How many of you reading this have been in a PreCheck line and heard a TSA wonk yell, “Everything stays in your bag.” I've probably heard it nearly every time I've flown since PreCheck began. What in the world changed since the last time I flew two weeks earlier? I wondered.

Fast forward to my flight back to Atlanta on December 27. In the PreCheck line in Albuquerque. I get to the conveyor, grab three bins and commence removing the Kindle and one of the laptops from my backpack. “Leave everything in your bag,” the TSA drone instructed.

“Yeah, but I have two laptops and a Kindle in here,” I said.

“Doesn't matter,” he replied. “This is PreCheck and everything stays in your bag.”

“You should tell TSA in Atlanta that,” I answered.

“Everything stays in the bag for PreCheck,” he reiterated, as though I hadn't said anything.

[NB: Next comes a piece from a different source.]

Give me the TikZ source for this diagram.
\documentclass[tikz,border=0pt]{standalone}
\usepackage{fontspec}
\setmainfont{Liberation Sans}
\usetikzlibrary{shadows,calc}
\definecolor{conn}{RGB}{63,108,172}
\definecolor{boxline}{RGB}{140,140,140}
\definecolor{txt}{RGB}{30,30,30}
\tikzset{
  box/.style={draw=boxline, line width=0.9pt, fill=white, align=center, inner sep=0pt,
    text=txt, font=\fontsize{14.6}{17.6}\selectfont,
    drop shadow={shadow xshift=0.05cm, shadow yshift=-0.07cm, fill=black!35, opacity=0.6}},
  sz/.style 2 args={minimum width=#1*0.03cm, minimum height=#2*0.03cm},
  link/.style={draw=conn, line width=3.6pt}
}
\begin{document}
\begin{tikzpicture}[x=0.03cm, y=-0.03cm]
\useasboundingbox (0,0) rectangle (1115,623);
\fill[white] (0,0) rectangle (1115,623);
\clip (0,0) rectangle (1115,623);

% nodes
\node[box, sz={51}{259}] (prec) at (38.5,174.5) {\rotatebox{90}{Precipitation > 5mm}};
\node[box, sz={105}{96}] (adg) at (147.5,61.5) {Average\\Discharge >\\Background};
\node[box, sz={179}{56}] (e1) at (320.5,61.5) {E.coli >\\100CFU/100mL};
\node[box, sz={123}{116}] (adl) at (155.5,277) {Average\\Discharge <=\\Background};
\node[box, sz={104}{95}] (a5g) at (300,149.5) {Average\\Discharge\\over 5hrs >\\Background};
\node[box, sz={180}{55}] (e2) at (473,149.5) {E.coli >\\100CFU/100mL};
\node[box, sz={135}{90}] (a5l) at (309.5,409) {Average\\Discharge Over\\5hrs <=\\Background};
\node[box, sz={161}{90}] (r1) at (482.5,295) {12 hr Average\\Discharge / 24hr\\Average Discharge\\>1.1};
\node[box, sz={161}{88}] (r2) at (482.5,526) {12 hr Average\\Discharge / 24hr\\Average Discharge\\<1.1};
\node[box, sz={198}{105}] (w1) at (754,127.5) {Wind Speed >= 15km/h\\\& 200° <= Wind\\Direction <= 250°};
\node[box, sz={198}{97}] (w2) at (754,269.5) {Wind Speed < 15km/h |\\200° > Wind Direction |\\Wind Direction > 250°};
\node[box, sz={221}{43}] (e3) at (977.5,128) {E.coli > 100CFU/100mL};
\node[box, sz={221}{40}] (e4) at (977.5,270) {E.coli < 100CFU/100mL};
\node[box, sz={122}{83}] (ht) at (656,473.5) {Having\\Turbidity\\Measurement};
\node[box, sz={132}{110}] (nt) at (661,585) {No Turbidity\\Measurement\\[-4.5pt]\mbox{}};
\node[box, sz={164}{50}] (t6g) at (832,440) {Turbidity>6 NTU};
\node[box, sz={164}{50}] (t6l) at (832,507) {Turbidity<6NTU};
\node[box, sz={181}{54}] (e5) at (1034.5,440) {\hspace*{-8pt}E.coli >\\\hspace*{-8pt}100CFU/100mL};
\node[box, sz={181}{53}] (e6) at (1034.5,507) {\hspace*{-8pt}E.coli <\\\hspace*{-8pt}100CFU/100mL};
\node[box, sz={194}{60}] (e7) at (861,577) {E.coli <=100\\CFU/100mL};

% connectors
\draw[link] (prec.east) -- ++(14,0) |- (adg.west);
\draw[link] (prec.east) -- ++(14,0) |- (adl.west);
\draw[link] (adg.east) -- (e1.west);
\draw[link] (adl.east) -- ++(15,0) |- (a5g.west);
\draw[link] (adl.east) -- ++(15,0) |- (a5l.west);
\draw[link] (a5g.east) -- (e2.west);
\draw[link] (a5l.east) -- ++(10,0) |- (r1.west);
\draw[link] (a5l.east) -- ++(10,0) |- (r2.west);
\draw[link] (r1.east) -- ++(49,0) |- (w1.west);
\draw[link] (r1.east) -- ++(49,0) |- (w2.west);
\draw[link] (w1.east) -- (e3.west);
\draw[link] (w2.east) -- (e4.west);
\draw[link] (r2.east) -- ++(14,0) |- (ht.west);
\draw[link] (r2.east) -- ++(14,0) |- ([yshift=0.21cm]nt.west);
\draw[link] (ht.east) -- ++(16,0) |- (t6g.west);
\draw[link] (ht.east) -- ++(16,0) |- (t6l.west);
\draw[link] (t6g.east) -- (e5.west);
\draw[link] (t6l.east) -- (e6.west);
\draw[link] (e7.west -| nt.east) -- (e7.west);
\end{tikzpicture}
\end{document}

“You should tell TSA in Atlanta that,” I repeated. “They said only one electronic item could remain in the bag. I had to send a laptop and the Kindle through separately.”

“Every airport has its own rules,” he said as I turned and walked through the metal detector.

Every airport has its own rules? What? How does that work? Anyone who travels with any frequency understands the TSA is more about show than substance. I get that, but every airport has its own rules? Why have TSA at all. Why not just have every airport hire a bunch of mall cops? Why even put on a show of having any sort of national standards?

The culprit causing half of the stress involved in flying today is the TSA. The Disney World-like lines, the constant shouting of instructions, the bag hand searches, pat downs and so on. At least they could make some effort at consistency. There is no reason in the world the security procedures in Atlanta shouldn't be exactly the same as in Salt Lake City, San Francisco or Greenville/Spartanburg.

And, of course, making any protest beyond a mild question or two will result in being ushered off into room somewhere, cooling your heels as your flight departs. Is this a great country or what.